What would you have done differently in preparing for your career?

I can’t think of anything; I sort of let my career flow. Maybe others wouldn’t do this, but it’s worked for me. I never actively said that I want to be in a particular spot career-wise in five years. I don’t know if it would have made a difference to do so, but I have no regrets about where I am. I’ve never actively sought out a different job.

How much do you like what you do? Why? Is it what you imagined it would be? If not, how have you adapted?

I love what I do. Why? I can only do it in small companies, maybe 200–300 employees or less. I love it because I like to get into the details and the breadth and depth of knowing things about the pharmacology, chemistry, toxicology, and clinical aspects of a drug. I put my best foot forward in presenting data both internally and externally, from the early stages of drug development to getting it approved. I learn a lot and have challenges every week. It’s very dynamic, active, and intellectually stimulating and there will always be new challenges that I need to plan and prepare for.

How do you achieve career-life balance? Is this easy or hard to do? How many hours do you typically work per week?

This has changed over time. I had my son in graduate school and my daughter a few years after that. So, I have a husband and two kids. I think I’ve done a good job managing the balance. It used to be that both my husband and I would travel, so we had to check our calendars to make sure one of us would be in town for the kids. It was particularly brutal when I had to take very short trips to Europe and manage the travel and time changes. It was easier when the kids were younger and grew harder when my daughter hit her early teens, when she hated it even when I traveled to New Jersey for 1.5 days which I had to do often. It hasn’t been easy achieving balance, but I think I’ve done a good job. I would advise women to draw lines in the sand that they won’t cross. Try your best to be home for dinner. I think I always managed to do that when I was in town.
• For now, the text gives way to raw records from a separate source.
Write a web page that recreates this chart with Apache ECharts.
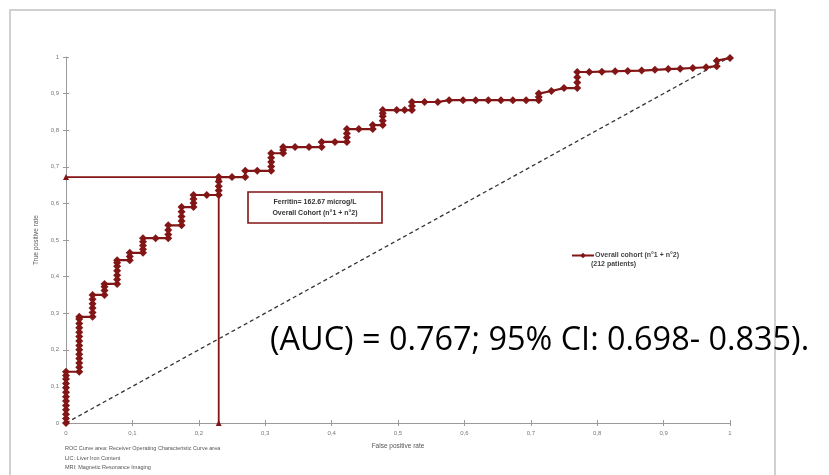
<!DOCTYPE html>
<html>
<head>
<meta charset="utf-8">
<script src="https://cdn.jsdelivr.net/npm/echarts@6/dist/echarts.min.js"></script>
<style>
  html, body { margin: 0; padding: 0; background: #fff; }
  #chart { width: 829px; height: 475px; }
</style>
</head>
<body>
<div id="chart"></div>
<script>
// ROC curve of ferritin, overall cohort: false positive rate vs true positive rate
const fpr = [
  0, 0, 0, 0, 0, 0, 0, 0, 0, 0, 0, 0, 0,
  0.02, 0.02, 0.02, 0.02, 0.02, 0.02, 0.02, 0.02, 0.02, 0.02, 0.02, 0.02, 0.02, 0.02,
  0.04, 0.04, 0.04, 0.04, 0.04, 0.04,
  0.058, 0.058, 0.058, 0.058,
  0.077, 0.077, 0.077, 0.077, 0.077, 0.077, 0.077,
  0.096, 0.096, 0.096,
  0.116, 0.116, 0.116, 0.116, 0.116,
  0.135, 0.154, 0.154, 0.154, 0.154,
  0.174, 0.174, 0.174, 0.174, 0.174,
  0.192, 0.192, 0.192, 0.192,
  0.212, 0.23, 0.23, 0.23, 0.23, 0.23,
  0.25, 0.27, 0.27,
  0.288, 0.309, 0.309, 0.309, 0.309, 0.309,
  0.327, 0.327, 0.327,
  0.345, 0.366, 0.385, 0.385,
  0.405, 0.423, 0.423, 0.423, 0.423,
  0.441, 0.462, 0.462,
  0.477, 0.477, 0.477, 0.477, 0.477,
  0.498, 0.51, 0.521, 0.521, 0.521,
  0.54, 0.56, 0.577, 0.598, 0.617, 0.636, 0.655, 0.673, 0.693, 0.712, 0.712, 0.712,
  0.731, 0.75, 0.77, 0.77, 0.77, 0.77,
  0.788, 0.807, 0.827, 0.846, 0.867, 0.887, 0.907, 0.925, 0.944, 0.964, 0.98, 0.98, 1
];
const tpr = [
  0, 0.012, 0.024, 0.036, 0.048, 0.06, 0.072, 0.084, 0.096, 0.108, 0.12, 0.13, 0.14,
  0.14, 0.152, 0.164, 0.176, 0.188, 0.2, 0.212, 0.224, 0.236, 0.248, 0.26, 0.272, 0.284, 0.29,
  0.29, 0.302, 0.314, 0.326, 0.338, 0.35,
  0.35, 0.362, 0.372, 0.38,
  0.38, 0.392, 0.404, 0.416, 0.428, 0.438, 0.445,
  0.445, 0.455, 0.465,
  0.465, 0.475, 0.485, 0.495, 0.505,
  0.505, 0.505, 0.515, 0.527, 0.54,
  0.54, 0.552, 0.564, 0.577, 0.59,
  0.59, 0.601, 0.612, 0.623,
  0.623, 0.623, 0.635, 0.647, 0.66, 0.672,
  0.672, 0.672, 0.689,
  0.689, 0.689, 0.701, 0.713, 0.725, 0.737,
  0.737, 0.746, 0.754,
  0.754, 0.754, 0.754, 0.768,
  0.768, 0.768, 0.78, 0.791, 0.803,
  0.803, 0.803, 0.814,
  0.814, 0.826, 0.838, 0.846, 0.855,
  0.855, 0.855, 0.855, 0.866, 0.877,
  0.877, 0.877, 0.882, 0.882, 0.882, 0.882, 0.882, 0.882, 0.882, 0.882, 0.891, 0.9,
  0.907, 0.915, 0.915, 0.93, 0.945, 0.959,
  0.959, 0.96, 0.961, 0.962, 0.963, 0.965, 0.967, 0.968, 0.97, 0.972, 0.975, 0.99, 0.997
];

// Reference diagonal (random classifier)
const chanceX = [0, 1];
const chanceY = [0, 1];

// Optimal cut-off: ferritin = 162.67 microg/L
const cutoffFpr = 0.23;
const cutoffTpr = 0.672;

const seriesName = 'Overall cohort (n°1 + n°2)';
const seriesNote = '(212 patients)';
const cutoffLines = ['Ferritin= 162.67 microg/L', 'Overall Cohort (n°1 + n°2)'];
const aucText = '(AUC) = 0.767; 95% CI: 0.698- 0.835).';
const footnotes = [
  'ROC Curve area: Receiver Operating Characteristic Curve area',
  'LIC: Liver Iron Content',
  'MRI: Magnetic Resonance Imaging'
];

const RED = '#821515';
const commaFmt = v => String(+v.toFixed(1)).replace('.', ',');

const rocData = fpr.map((x, i) => [x, tpr[i]]);
const chanceData = chanceX.map((x, i) => [x, chanceY[i]]);

const chart = echarts.init(document.getElementById('chart'), null, { renderer: 'canvas' });

const baseAxis = {
  type: 'value', min: 0, max: 1, interval: 0.1,
  splitLine: { show: false },
  axisLine: { show: true, lineStyle: { color: '#9a9a9a', width: 1 } },
  axisTick: { show: true, length: 3, lineStyle: { color: '#9a9a9a' } },
  axisLabel: { fontSize: 6, color: '#777', fontFamily: 'Liberation Sans', formatter: commaFmt }
};
const innerTicks = {
  type: 'value', min: 0, max: 1, interval: 0.1,
  splitLine: { show: false },
  axisLine: { show: false },
  axisTick: { show: true, inside: true, length: 3, lineStyle: { color: '#9a9a9a' } },
  axisLabel: { show: false }
};

chart.setOption({
  animation: false,
  backgroundColor: '#fff',
  grid: { left: 66, top: 57, right: 99, bottom: 52 },
  xAxis: [
    Object.assign({}, baseAxis, {
      position: 'bottom',
      name: 'False positive rate', nameLocation: 'middle', nameGap: 20,
      nameTextStyle: { fontSize: 6.5, color: '#555', fontFamily: 'Liberation Sans' },
      axisLabel: Object.assign({}, baseAxis.axisLabel, { margin: 7 })
    }),
    Object.assign({}, innerTicks, { position: 'bottom' })
  ],
  yAxis: [
    Object.assign({}, baseAxis, {
      position: 'left',
      name: 'True positive rate', nameLocation: 'middle', nameGap: 26,
      nameTextStyle: { fontSize: 6.5, color: '#555', fontFamily: 'Liberation Sans' },
      axisLabel: Object.assign({}, baseAxis.axisLabel, { margin: 7 })
    }),
    Object.assign({}, innerTicks, { position: 'left' })
  ],
  legend: {
    left: 566, top: 247,
    itemWidth: 22, itemHeight: 7, itemGap: 0,
    data: [seriesName],
    textStyle: { fontSize: 7, fontWeight: 'bold', color: '#444', fontFamily: 'Liberation Sans', padding: [0, 0, 0, -4] }
  },
  series: [
    {
      type: 'line', name: 'chance', data: chanceData,
      symbol: 'none', silent: true, z: 1,
      lineStyle: { color: '#333', width: 1.3, type: [4, 3] }
    },
    {
      type: 'line', name: 'cutoff',
      data: [[0, cutoffTpr], [cutoffFpr, cutoffTpr], [cutoffFpr, 0]],
      symbol: 'triangle', symbolSize: 6, z: 2,
      itemStyle: { color: RED },
      lineStyle: { color: RED, width: 1.8 }
    },
    {
      type: 'line', name: seriesName, data: rocData,
      symbol: 'diamond', symbolSize: 8, z: 3,
      itemStyle: { color: RED },
      lineStyle: { color: RED, width: 2.2 }
    }
  ],
  graphic: [
    // page frame
    {
      type: 'rect', silent: true, z: -1,
      shape: { x: 10, y: 10, width: 765, height: 480 },
      style: { fill: 'none', stroke: '#d0d0d0', lineWidth: 2 }
    },
    // cut-off annotation box
    {
      type: 'rect',
      shape: { x: 248, y: 192, width: 134, height: 31 },
      style: { fill: '#fff', stroke: RED, lineWidth: 1.6 }
    },
    {
      type: 'text', x: 315, y: 202,
      style: { text: cutoffLines[0], fill: '#333', font: 'bold 7px "Liberation Sans"', textAlign: 'center', textVerticalAlign: 'middle' }
    },
    {
      type: 'text', x: 315, y: 213,
      style: { text: cutoffLines[1], fill: '#333', font: 'bold 7px "Liberation Sans"', textAlign: 'center', textVerticalAlign: 'middle' }
    },
    // second legend line
    {
      type: 'text', x: 591, y: 264,
      style: { text: seriesNote, fill: '#444', font: 'bold 7px "Liberation Sans"', textVerticalAlign: 'middle' }
    },
    // AUC statement
    {
      type: 'text', x: 270, y: 341,
      style: { text: aucText, fill: '#000', font: '32.4px "Open Sans"', textVerticalAlign: 'middle' }
    },
    // footnotes
    {
      type: 'text', x: 65, y: 448,
      style: { text: footnotes[0], fill: '#555', font: '5.5px "Liberation Sans"', textVerticalAlign: 'middle' }
    },
    {
      type: 'text', x: 65, y: 458,
      style: { text: footnotes[1], fill: '#555', font: '5.5px "Liberation Sans"', textVerticalAlign: 'middle' }
    },
    {
      type: 'text', x: 65, y: 467,
      style: { text: footnotes[2], fill: '#555', font: '5.5px "Liberation Sans"', textVerticalAlign: 'middle' }
    }
  ]
});
</script>
</body>
</html>
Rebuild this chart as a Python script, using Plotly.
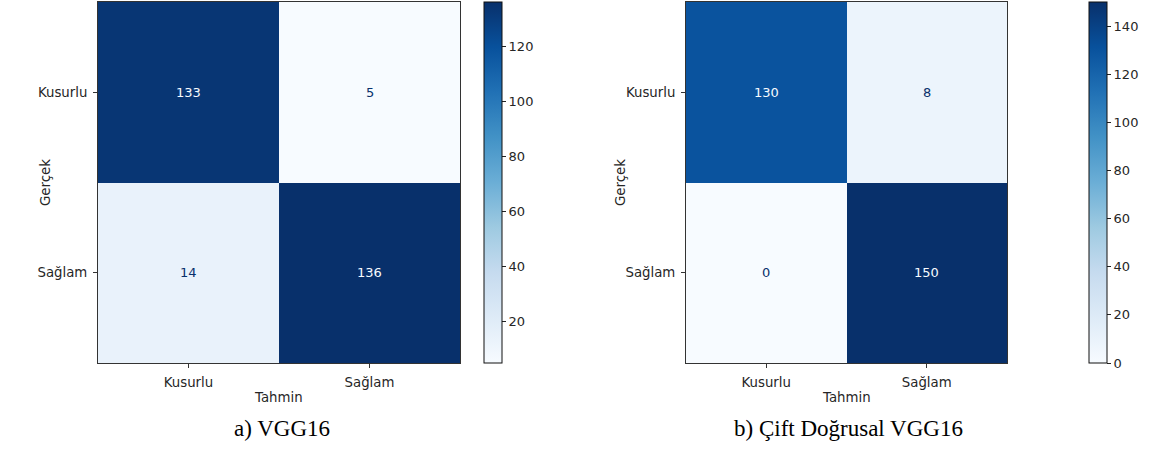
import plotly.graph_objects as go

# Class labels (rows = true, columns = predicted)
classes = ["Kusurlu", "Sağlam"]

# Confusion matrices
cm_vgg16 = [[133, 5],
            [14, 136]]
cm_bilinear = [[130, 8],
               [0, 150]]

titles = ["a) VGG16", "b) Çift Doğrusal VGG16"]
x_title = "Tahmin"
y_title = "Gerçek"

cbar_ticks_a = [20, 40, 60, 80, 100, 120]
cbar_ticks_b = [0, 20, 40, 60, 80, 100, 120, 140]

# matplotlib "Blues"
blues = ["#f7fbff", "#deebf7", "#c6dbef", "#9ecae1", "#6baed6",
         "#4292c6", "#2171b5", "#08519c", "#08306b"]
colorscale = [[i / (len(blues) - 1), c] for i, c in enumerate(blues)]

W, H = 1151, 450
SANS = "DejaVu Sans, Verdana, sans-serif"
SERIF = "Times New Roman, Liberation Serif, serif"
TXT = "#262626"


def px_x(p):
    return p / W


def px_y(p):
    return 1 - p / H


y_dom = [px_y(363), px_y(2)]
panels = [
    dict(cm=cm_vgg16, xdom=[px_x(98), px_x(460)], cbx=484, ticks=cbar_ticks_a,
         ytitle_x=45, xtitle_x=278, cap_x=282),
    dict(cm=cm_bilinear, xdom=[px_x(686), px_x(1007)], cbx=1089, ticks=cbar_ticks_b,
         ytitle_x=620, xtitle_x=846, cap_x=848),
]

fig = go.Figure()
annotations = []
for i, p in enumerate(panels):
    n = i + 1
    xa = "x" if n == 1 else f"x{n}"
    ya = "y" if n == 1 else f"y{n}"
    z = p["cm"]
    flat = [v for row in z for v in row]
    zmin, zmax = min(flat), max(flat)
    fig.add_trace(go.Heatmap(
        z=z, x=classes, y=classes, xaxis=xa, yaxis=ya,
        zmin=zmin, zmax=zmax, colorscale=colorscale,
        hoverinfo="skip", xgap=0, ygap=0,
        colorbar=dict(
            x=px_x(p["cbx"]), xanchor="left", xpad=0, ypad=0,
            y=px_y(182.5), yanchor="middle",
            len=361, lenmode="pixels", thickness=18,
            outlinewidth=1, outlinecolor="#111",
            tickvals=p["ticks"], ticks="outside", ticklen=4,
            tickcolor="#222", tickwidth=1,
            tickfont=dict(family=SANS, size=13, color=TXT),
        ),
    ))
    # cell values, light text on dark cells and vice versa
    thresh = (zmin + zmax) / 2
    for r, row_lab in enumerate(classes):
        for c, col_lab in enumerate(classes):
            v = z[r][c]
            annotations.append(dict(
                x=col_lab, y=row_lab, xref=xa, yref=ya, text=str(v),
                showarrow=False,
                font=dict(family=SANS, size=13,
                          color=blues[0] if v > thresh else blues[-1]),
            ))
    axis_common = dict(showline=True, mirror=True, linecolor="#333", linewidth=1,
                       ticks="outside", ticklen=4, tickcolor="#333",
                       showgrid=False, zeroline=False,
                       tickfont=dict(family=SANS, size=13.3, color=TXT))
    fig.update_layout({
        ("xaxis" if n == 1 else f"xaxis{n}"): dict(
            domain=p["xdom"], anchor=ya, ticklabelstandoff=3, **axis_common),
        ("yaxis" if n == 1 else f"yaxis{n}"): dict(
            domain=y_dom, anchor=xa, autorange="reversed",
            ticklabelstandoff=3, **axis_common),
    })
    annotations.append(dict(
        x=px_x(p["xtitle_x"]), y=px_y(397), xref="paper", yref="paper",
        text=x_title, showarrow=False, xanchor="center", yanchor="middle",
        font=dict(family=SANS, size=13.3, color=TXT)))
    annotations.append(dict(
        x=px_x(p["ytitle_x"]), y=px_y(183), xref="paper", yref="paper",
        text=y_title, showarrow=False, textangle=-90,
        xanchor="center", yanchor="middle",
        font=dict(family=SANS, size=13.3, color=TXT)))
    annotations.append(dict(
        x=px_x(p["cap_x"]), y=px_y(428), xref="paper", yref="paper",
        text=titles[i], showarrow=False, xanchor="center", yanchor="middle",
        font=dict(family=SERIF, size=23, color="#000")))

fig.update_layout(
    width=W, height=H,
    margin=dict(l=0, r=0, t=0, b=0),
    paper_bgcolor="white", plot_bgcolor="white",
    annotations=annotations,
)

fig.write_html("out.html")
Having my son when I was in graduate school meant that I had to have a great deal of discipline and efficiency to get my work done. Other graduate students could start their day late and work late, but I had to be there from 8:30AM-5PM. You can’t care about what others think of the hours you keep. If your advisor or supervisor knows that progress is happening and you will get the job done, then it makes life easier. If you have to wait for your boss to leave work before you can leave, then life can be difficult. If something needs to be done, you need to focus and get it done. I was still social, but probably less so than others without kids.

How do you see your field changing in the next 5–10 years?

The field is changing and it will probably get harder before it gets easier. The FDA has been suffering from not having adequate staff. There’s a lot of incentive for senior FDA people to leave and do consulting work. There will soon be very young staff who may or may not have adequate mentoring and experience. There is very little that can substitute for experience. There is also a trend towards more regulation, which can mean longer timelines to approval for treatments. It’s challenging to overcome the perceptions that some people have about clinical trials and the regulations that might be put into place because of this.

Anything else you would like to share?

I have worked as a mentor with the Harvard Business Association for women in the biotech arena and get asked similar questions to the above. I struggle with this because I don’t know if I can give a clear career path for this field. If you ask five different people in regulatory affairs about their career path, you may get five different answers. I can only speak to my personal experience, and it might not be the same for others. The field is fun and challenging. Don’t worry too much about courses. Let life teach you.